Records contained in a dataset
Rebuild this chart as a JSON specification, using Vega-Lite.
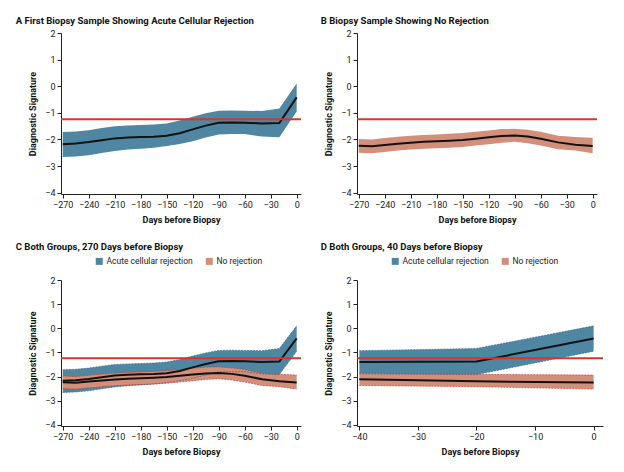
{
  "$schema": "https://vega.github.io/schema/vega-lite/v6.json",
  "padding": {"left": 15, "top": 15, "right": 5, "bottom": 5},
  "background": "white",
  "config": {
    "font": "Roboto",
    "view": {"stroke": null},
    "axis": {"domainColor": "#222", "tickColor": "#222", "labelColor": "#222", "titleColor": "#111", "labelFontSize": 9, "titleFontSize": 9, "titleFontWeight": "bold", "tickSize": 4, "grid": false, "labelPadding": 2, "labelOverlap": false},
    "axisX": {"titlePadding": 6},
    "axisY": {"titlePadding": 7},
    "title": {"fontSize": 9.5, "fontWeight": "bold", "color": "#111", "anchor": "start", "font": "Roboto"},
    "legend": {"labelFontSize": 8.5, "labelColor": "#222", "symbolType": "square", "symbolSize": 49, "symbolStrokeWidth": 0, "direction": "horizontal", "orient": "none", "columnPadding": 12, "labelOffset": 3}
  },
  "datasets": {
    "bands": [
      {"g": "Acute cellular rejection", "x": -270, "mid": -2.18, "lo": -2.66, "hi": -1.72},
      {"g": "Acute cellular rejection", "x": -255, "mid": -2.15, "lo": -2.64, "hi": -1.70},
      {"g": "Acute cellular rejection", "x": -240, "mid": -2.10, "lo": -2.59, "hi": -1.65},
      {"g": "Acute cellular rejection", "x": -225, "mid": -2.03, "lo": -2.51, "hi": -1.57},
      {"g": "Acute cellular rejection", "x": -210, "mid": -1.96, "lo": -2.43, "hi": -1.50},
      {"g": "Acute cellular rejection", "x": -195, "mid": -1.93, "lo": -2.38, "hi": -1.48},
      {"g": "Acute cellular rejection", "x": -180, "mid": -1.91, "lo": -2.35, "hi": -1.46},
      {"g": "Acute cellular rejection", "x": -165, "mid": -1.90, "lo": -2.31, "hi": -1.44},
      {"g": "Acute cellular rejection", "x": -150, "mid": -1.86, "lo": -2.25, "hi": -1.40},
      {"g": "Acute cellular rejection", "x": -135, "mid": -1.77, "lo": -2.17, "hi": -1.29},
      {"g": "Acute cellular rejection", "x": -120, "mid": -1.62, "lo": -2.07, "hi": -1.15},
      {"g": "Acute cellular rejection", "x": -105, "mid": -1.48, "lo": -1.93, "hi": -1.02},
      {"g": "Acute cellular rejection", "x": -90, "mid": -1.37, "lo": -1.81, "hi": -0.92},
      {"g": "Acute cellular rejection", "x": -75, "mid": -1.36, "lo": -1.80, "hi": -0.91},
      {"g": "Acute cellular rejection", "x": -60, "mid": -1.37, "lo": -1.80, "hi": -0.92},
      {"g": "Acute cellular rejection", "x": -40, "mid": -1.40, "lo": -1.89, "hi": -0.93},
      {"g": "Acute cellular rejection", "x": -20, "mid": -1.38, "lo": -1.92, "hi": -0.84},
      {"g": "Acute cellular rejection", "x": 0, "mid": -0.42, "lo": -0.95, "hi": 0.10},
      {"g": "No rejection", "x": -270, "mid": -2.24, "lo": -2.50, "hi": -1.98},
      {"g": "No rejection", "x": -255, "mid": -2.26, "lo": -2.52, "hi": -2.00},
      {"g": "No rejection", "x": -240, "mid": -2.21, "lo": -2.47, "hi": -1.95},
      {"g": "No rejection", "x": -225, "mid": -2.16, "lo": -2.42, "hi": -1.90},
      {"g": "No rejection", "x": -210, "mid": -2.12, "lo": -2.38, "hi": -1.86},
      {"g": "No rejection", "x": -195, "mid": -2.09, "lo": -2.35, "hi": -1.83},
      {"g": "No rejection", "x": -180, "mid": -2.07, "lo": -2.33, "hi": -1.81},
      {"g": "No rejection", "x": -165, "mid": -2.05, "lo": -2.31, "hi": -1.79},
      {"g": "No rejection", "x": -150, "mid": -2.02, "lo": -2.28, "hi": -1.76},
      {"g": "No rejection", "x": -135, "mid": -1.97, "lo": -2.23, "hi": -1.71},
      {"g": "No rejection", "x": -120, "mid": -1.92, "lo": -2.18, "hi": -1.66},
      {"g": "No rejection", "x": -105, "mid": -1.87, "lo": -2.12, "hi": -1.61},
      {"g": "No rejection", "x": -90, "mid": -1.85, "lo": -2.09, "hi": -1.60},
      {"g": "No rejection", "x": -75, "mid": -1.89, "lo": -2.14, "hi": -1.64},
      {"g": "No rejection", "x": -60, "mid": -1.97, "lo": -2.23, "hi": -1.71},
      {"g": "No rejection", "x": -40, "mid": -2.11, "lo": -2.37, "hi": -1.86},
      {"g": "No rejection", "x": -20, "mid": -2.20, "lo": -2.42, "hi": -1.91},
      {"g": "No rejection", "x": 0, "mid": -2.25, "lo": -2.52, "hi": -1.94}
    ],
    "thr": [{"t": -1.24}]
  },
  "resolve": {"scale": {"color": "independent", "stroke": "independent"}, "legend": {"color": "independent"}},
  "vconcat": [
    {
      "resolve": {"scale": {"color": "independent", "stroke": "independent"}, "legend": {"color": "independent"}},
      "hconcat": [
        {
          "title": {"text": "A  First Biopsy Sample Showing Acute Cellular Rejection", "dx": -13, "offset": 4},
          "width": 240, "height": 161,
          "layer": [
            {"data": {"name": "bands"}, "transform": [{"filter": "datum.g === 'Acute cellular rejection'"}],
             "mark": {"type": "area", "color": "#4f87a2"},
             "encoding": {
               "x": {"field": "x", "type": "quantitative", "title": "Days before Biopsy", "scale": {"domain": [-272, 5], "nice": false, "zero": false}, "axis": {"values": [-270, -240, -210, -180, -150, -120, -90, -60, -30, 0]}},
               "y": {"field": "lo", "type": "quantitative", "title": "Diagnostic Signature", "scale": {"domain": [-4.05, 2], "nice": false, "zero": false}, "axis": {"values": [-4, -3, -2, -1, 0, 1, 2]}},
               "y2": {"field": "hi"}}},
            {"data": {"name": "bands"}, "transform": [{"filter": "datum.g === 'Acute cellular rejection'"}],
             "mark": {"type": "line", "color": "#111", "strokeWidth": 2},
             "encoding": {
               "x": {"field": "x", "type": "quantitative", "title": "Days before Biopsy", "axis": {"values": [-270, -240, -210, -180, -150, -120, -90, -60, -30, 0]}},
               "y": {"field": "mid", "type": "quantitative", "title": "Diagnostic Signature", "axis": {"values": [-4, -3, -2, -1, 0, 1, 2]}}}},
            {"data": {"name": "thr"}, "mark": {"type": "rule", "color": "#cc3a2b", "strokeWidth": 2},
             "encoding": {"y": {"field": "t", "type": "quantitative", "title": "Diagnostic Signature", "axis": {"values": [-4, -3, -2, -1, 0, 1, 2]}}}}
          ]
        },
        {
          "title": {"text": "B  Biopsy Sample Showing No Rejection", "dx": -4, "offset": 4},
          "width": 240, "height": 161,
          "layer": [
            {"data": {"name": "bands"}, "transform": [{"filter": "datum.g === 'No rejection'"}],
             "mark": {"type": "area", "color": "#d48f7a"},
             "encoding": {
               "x": {"field": "x", "type": "quantitative", "title": "Days before Biopsy", "scale": {"domain": [-272, 5], "nice": false, "zero": false}, "axis": {"values": [-270, -240, -210, -180, -150, -120, -90, -60, -30, 0]}},
               "y": {"field": "lo", "type": "quantitative", "title": "Diagnostic Signature", "scale": {"domain": [-4.05, 2], "nice": false, "zero": false}, "axis": {"values": [-4, -3, -2, -1, 0, 1, 2]}},
               "y2": {"field": "hi"}}},
            {"data": {"name": "bands"}, "transform": [{"filter": "datum.g === 'No rejection'"}],
             "mark": {"type": "line", "color": "#111", "strokeWidth": 2},
             "encoding": {
               "x": {"field": "x", "type": "quantitative", "title": "Days before Biopsy", "axis": {"values": [-270, -240, -210, -180, -150, -120, -90, -60, -30, 0]}},
               "y": {"field": "mid", "type": "quantitative", "title": "Diagnostic Signature", "axis": {"values": [-4, -3, -2, -1, 0, 1, 2]}}}},
            {"data": {"name": "thr"}, "mark": {"type": "rule", "color": "#cc3a2b", "strokeWidth": 2},
             "encoding": {"y": {"field": "t", "type": "quantitative", "title": "Diagnostic Signature", "axis": {"values": [-4, -3, -2, -1, 0, 1, 2]}}}}
          ]
        }
      ],
      "spacing": 18
    },
    {
      "resolve": {"scale": {"color": "independent", "stroke": "independent"}, "legend": {"color": "independent"}},
      "hconcat": [
        {
          "title": {"text": "C  Both Groups, 270 Days before Biopsy", "dx": -13, "offset": 6},
          "width": 240, "height": 146,
          "layer": [
            {"data": {"name": "bands"},
             "mark": {"type": "area"},
             "encoding": {
               "x": {"field": "x", "type": "quantitative", "title": "Days before Biopsy", "scale": {"domain": [-272, 5], "nice": false, "zero": false}, "axis": {"values": [-270, -240, -210, -180, -150, -120, -90, -60, -30, 0]}},
               "y": {"field": "lo", "type": "quantitative", "title": "Diagnostic Signature", "scale": {"domain": [-4.05, 2], "nice": false, "zero": false}, "axis": {"values": [-4, -3, -2, -1, 0, 1, 2]}},
               "y2": {"field": "hi"},
               "color": {"field": "g", "type": "nominal", "scale": {"domain": ["Acute cellular rejection", "No rejection"], "range": ["#4f87a2", "#d48f7a"]}, "legend": {"title": null, "legendX": 34, "legendY": -23}}}},
            {"data": {"name": "bands"},
             "mark": {"type": "line", "strokeWidth": 0.8, "strokeDash": [2, 1], "opacity": 0.8},
             "encoding": {
               "x": {"field": "x", "type": "quantitative", "title": "Days before Biopsy", "axis": {"values": [-270, -240, -210, -180, -150, -120, -90, -60, -30, 0]}},
               "y": {"field": "lo", "type": "quantitative", "title": "Diagnostic Signature", "axis": {"values": [-4, -3, -2, -1, 0, 1, 2]}},
               "stroke": {"field": "g", "type": "nominal", "scale": {"domain": ["Acute cellular rejection", "No rejection"], "range": ["#2e6590", "#c0392b"]}, "legend": null}}},
            {"data": {"name": "bands"},
             "mark": {"type": "line", "strokeWidth": 0.8, "strokeDash": [2, 1], "opacity": 0.8},
             "encoding": {
               "x": {"field": "x", "type": "quantitative", "title": "Days before Biopsy", "axis": {"values": [-270, -240, -210, -180, -150, -120, -90, -60, -30, 0]}},
               "y": {"field": "hi", "type": "quantitative", "title": "Diagnostic Signature", "axis": {"values": [-4, -3, -2, -1, 0, 1, 2]}},
               "stroke": {"field": "g", "type": "nominal", "legend": null}}},
            {"data": {"name": "bands"},
             "mark": {"type": "line", "color": "#111", "strokeWidth": 2},
             "encoding": {
               "x": {"field": "x", "type": "quantitative", "title": "Days before Biopsy", "axis": {"values": [-270, -240, -210, -180, -150, -120, -90, -60, -30, 0]}},
               "y": {"field": "mid", "type": "quantitative", "title": "Diagnostic Signature", "axis": {"values": [-4, -3, -2, -1, 0, 1, 2]}},
               "detail": {"field": "g"}}},
            {"data": {"name": "thr"}, "mark": {"type": "rule", "color": "#cc3a2b", "strokeWidth": 2},
             "encoding": {"y": {"field": "t", "type": "quantitative", "title": "Diagnostic Signature", "axis": {"values": [-4, -3, -2, -1, 0, 1, 2]}}}}
          ]
        },
        {
          "title": {"text": "D  Both Groups, 40 Days before Biopsy", "dx": -4, "offset": 6},
          "width": 246, "height": 146,
          "layer": [
            {"data": {"name": "bands"}, "transform": [{"filter": "datum.x >= -40"}],
             "mark": {"type": "area"},
             "encoding": {
               "x": {"field": "x", "type": "quantitative", "title": "Days before Biopsy", "scale": {"domain": [-40.4, 1.6], "nice": false, "zero": false}, "axis": {"values": [-40, -30, -20, -10, 0]}},
               "y": {"field": "lo", "type": "quantitative", "title": "Diagnostic Signature", "scale": {"domain": [-4.05, 2], "nice": false, "zero": false}, "axis": {"values": [-4, -3, -2, -1, 0, 1, 2]}},
               "y2": {"field": "hi"},
               "color": {"field": "g", "type": "nominal", "scale": {"domain": ["Acute cellular rejection", "No rejection"], "range": ["#4f87a2", "#d48f7a"]}, "legend": {"title": null, "legendX": 34, "legendY": -23}}}},
            {"data": {"name": "bands"}, "transform": [{"filter": "datum.x >= -40"}],
             "mark": {"type": "line", "strokeWidth": 0.8, "strokeDash": [2, 1], "opacity": 0.8},
             "encoding": {
               "x": {"field": "x", "type": "quantitative", "title": "Days before Biopsy", "axis": {"values": [-40, -30, -20, -10, 0]}},
               "y": {"field": "lo", "type": "quantitative", "title": "Diagnostic Signature", "axis": {"values": [-4, -3, -2, -1, 0, 1, 2]}},
               "stroke": {"field": "g", "type": "nominal", "scale": {"domain": ["Acute cellular rejection", "No rejection"], "range": ["#2e6590", "#c0392b"]}, "legend": null}}},
            {"data": {"name": "bands"}, "transform": [{"filter": "datum.x >= -40"}],
             "mark": {"type": "line", "strokeWidth": 0.8, "strokeDash": [2, 1], "opacity": 0.8},
             "encoding": {
               "x": {"field": "x", "type": "quantitative", "title": "Days before Biopsy", "axis": {"values": [-40, -30, -20, -10, 0]}},
               "y": {"field": "hi", "type": "quantitative", "title": "Diagnostic Signature", "axis": {"values": [-4, -3, -2, -1, 0, 1, 2]}},
               "stroke": {"field": "g", "type": "nominal", "legend": null}}},
            {"data": {"name": "bands"}, "transform": [{"filter": "datum.x >= -40"}],
             "mark": {"type": "line", "color": "#111", "strokeWidth": 2},
             "encoding": {
               "x": {"field": "x", "type": "quantitative", "title": "Days before Biopsy", "axis": {"values": [-40, -30, -20, -10, 0]}},
               "y": {"field": "mid", "type": "quantitative", "title": "Diagnostic Signature", "axis": {"values": [-4, -3, -2, -1, 0, 1, 2]}},
               "detail": {"field": "g"}}},
            {"data": {"name": "thr"}, "mark": {"type": "rule", "color": "#cc3a2b", "strokeWidth": 2},
             "encoding": {"y": {"field": "t", "type": "quantitative", "title": "Diagnostic Signature", "axis": {"values": [-4, -3, -2, -1, 0, 1, 2]}}}}
          ]
        }
      ],
      "spacing": 18
    }
  ],
  "spacing": 17
}
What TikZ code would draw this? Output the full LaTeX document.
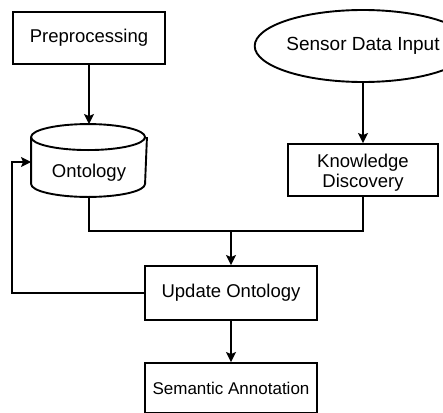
\documentclass[tikz,border=0pt]{standalone}
\usepackage{fontspec}
\setmainfont{Liberation Sans}
\usetikzlibrary{arrows.meta,shapes.geometric,calc}
\begin{document}
\begin{tikzpicture}[x=1pt,y=-1pt,
  line width=1.9pt,
  font=\fontsize{18.5}{21}\selectfont,
  flow/.style={-{Stealth[length=10pt,width=10pt,inset=2pt]}},
  stepbox/.style={draw,rectangle,inner sep=0pt,align=center},
  startend/.style={draw,ellipse,inner sep=0pt}]
\useasboundingbox[fill=white] (0,0) rectangle (443,412);

% process boxes
\node[stepbox,minimum width=152pt,minimum height=52pt] (pre) at (89,38) {Preprocessing};
\node[startend,minimum width=172pt,minimum height=72pt] (sens) at (363,46) {\fontsize{19}{21}\selectfont Sensor Data Input};
\node[stepbox,minimum width=150pt,minimum height=52pt] (kd) at (363,170) {\rule{0pt}{19pt}Knowledge\\[-1pt]Discovery};
\node[stepbox,minimum width=172pt,minimum height=54pt] (upd) at (231,293) {Update Ontology};
\node[stepbox,minimum width=172pt,minimum height=50pt] (sem) at (231,388) {\fontsize{17}{20}\selectfont Semantic Annotation};

% ontology store drawn as a cylinder
\node[minimum width=114pt,minimum height=71pt,inner sep=0pt] (onto) at (89,160.5) {};
\node at (89,173) {Ontology};
\draw ($(onto.north west)+(0,13)$) arc[start angle=180,end angle=360,x radius=57,y radius=-13]
      arc[start angle=0,end angle=180,x radius=57,y radius=-13]
      -- ($(onto.south west)+(0,-13)$)
      arc[start angle=180,end angle=360,x radius=57,y radius=-13]
      -- ($(onto.north east)+(0,13)$);
\coordinate (ontoin) at ($(onto.west)+(0,1.5)$);

% connectors
\coordinate (join) at (231,231);
\draw[flow] (pre.south) -- (onto.north);
\draw[flow] (sens.south) -- (kd.north);
\draw (onto.south) |- (join) -| (kd.south);
\draw[flow] (join) -- (upd.north);
\draw[flow] (upd.south) -- (sem.north);
\draw[flow] (upd.west) -- ++(-132,0) |- (ontoin);
\end{tikzpicture}
\end{document}
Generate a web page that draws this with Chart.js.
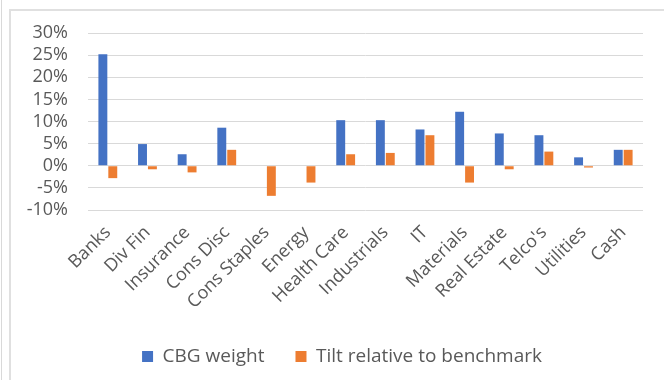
<!DOCTYPE html>
<html>
<head>
<meta charset="utf-8">
<script src="https://cdn.jsdelivr.net/npm/chart.js@4/dist/chart.umd.min.js"></script>
<style>
  html, body { margin: 0; padding: 0; background: #ffffff; }
  #wrap { position: relative; width: 664px; height: 380px; overflow: hidden; }
  .rule-v { position: absolute; left: 1px; top: 0; width: 1px; height: 380px; background: #d9d9d9; }
  .frame { position: absolute; left: 9px; top: 9px; width: 700px; height: 400px;
           border-left: 2px solid #e0e0e0; border-top: 2px solid #e0e0e0; box-sizing: border-box; }
  canvas { position: absolute; left: 0; top: 0; }
</style>
</head>
<body>
<div id="wrap">
  <div class="rule-v"></div>
  <div class="frame"></div>
  <canvas id="chart" width="664" height="380"></canvas>
</div>
<script>
// Sector categories
const sectors = ['Banks', 'Div Fin', 'Insurance', 'Cons Disc', 'Cons Staples', 'Energy',
  'Health Care', 'Industrials', 'IT', 'Materials', 'Real Estate', "Telco's", 'Utilities', 'Cash'];

// Portfolio weight per sector (%)
const cbgWeight = [25.2, 4.9, 2.6, 8.6, 0, 0, 10.3, 10.3, 8.2, 12.2, 7.3, 6.9, 1.9, 3.6];

// Over/underweight versus the benchmark (%)
const tiltVsBenchmark = [-2.8, -0.8, -1.5, 3.6, -6.8, -3.8, 2.6, 2.9, 6.9, -3.8, -0.8, 3.2, -0.4, 3.6];

// Value axis ticks (%)
const yMin = -10;
const yMax = 30;
const yStep = 5;

const textColor = '#595959';
const gridColor = '#d9d9d9';
const fontFamily = "'Open Sans', 'Noto Sans', sans-serif";

// Legend band: centred a little right of the canvas middle
const legendBand = {
  id: 'legendBand',
  afterLayout(chart) {
    const lg = chart.legend;
    if (lg) {
      lg.left = 41;
      lg.right = chart.chartArea.right;
      lg.width = lg.right - lg.left;
    }
  }
};

new Chart(document.getElementById('chart'), {
  type: 'bar',
  data: {
    labels: sectors,
    datasets: [
      {
        label: 'CBG weight',
        data: cbgWeight,
        backgroundColor: '#4472C4',
        categoryPercentage: 0.5,
        barPercentage: 0.9
      },
      {
        label: 'Tilt relative to benchmark',
        data: tiltVsBenchmark,
        backgroundColor: '#ED7D31',
        categoryPercentage: 0.5,
        barPercentage: 0.9
      }
    ]
  },
  plugins: [legendBand],
  options: {
    responsive: false,
    animation: false,
    layout: { padding: { left: 0, right: 21, top: 33, bottom: 4 } },
    plugins: {
      tooltip: { enabled: false },
      legend: {
        position: 'bottom',
        labels: {
          boxWidth: 11,
          boxHeight: 11,
          padding: 31,
          color: textColor,
          font: { family: fontFamily, size: 19 }
        }
      }
    },
    scales: {
      x: {
        grid: { display: false },
        border: { display: false },
        ticks: {
          autoSkip: false,
          minRotation: 45,
          maxRotation: 45,
          padding: 4,
          color: textColor,
          font: { family: fontFamily, size: 18 }
        },
        afterFit(scale) { scale.height = 106; }
      },
      y: {
        min: yMin,
        max: yMax,
        border: { display: false },
        grid: { color: gridColor, lineWidth: 1, drawTicks: false },
        ticks: {
          stepSize: yStep,
          autoSkip: false,
          padding: 20,
          color: textColor,
          font: { family: fontFamily, size: 18 },
          callback: (v) => v + '%'
        },
        afterFit(scale) { scale.width = 88; }
      }
    }
  }
});
</script>
</body>
</html>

▶ **Problem to solve**
Make an exact copy of the lines from the one containing "Generate a web" to the one containing "3.2, -0.4, 3.6];", keeping both and leaving out every picture.

▶ **Result**
Generate a web page that draws this with Chart.js.
<!DOCTYPE html>
<html>
<head>
<meta charset="utf-8">
<script src="https://cdn.jsdelivr.net/npm/chart.js@4/dist/chart.umd.min.js"></script>
<style>
  html, body { margin: 0; padding: 0; background: #ffffff; }
  #wrap { position: relative; width: 664px; height: 380px; overflow: hidden; }
  .rule-v { position: absolute; left: 1px; top: 0; width: 1px; height: 380px; background: #d9d9d9; }
  .frame { position: absolute; left: 9px; top: 9px; width: 700px; height: 400px;
           border-left: 2px solid #e0e0e0; border-top: 2px solid #e0e0e0; box-sizing: border-box; }
  canvas { position: absolute; left: 0; top: 0; }
</style>
</head>
<body>
<div id="wrap">
  <div class="rule-v"></div>
  <div class="frame"></div>
  <canvas id="chart" width="664" height="380"></canvas>
</div>
<script>
// Sector categories
const sectors = ['Banks', 'Div Fin', 'Insurance', 'Cons Disc', 'Cons Staples', 'Energy',
  'Health Care', 'Industrials', 'IT', 'Materials', 'Real Estate', "Telco's", 'Utilities', 'Cash'];

// Portfolio weight per sector (%)
const cbgWeight = [25.2, 4.9, 2.6, 8.6, 0, 0, 10.3, 10.3, 8.2, 12.2, 7.3, 6.9, 1.9, 3.6];

// Over/underweight versus the benchmark (%)
const tiltVsBenchmark = [-2.8, -0.8, -1.5, 3.6, -6.8, -3.8, 2.6, 2.9, 6.9, -3.8, -0.8, 3.2, -0.4, 3.6];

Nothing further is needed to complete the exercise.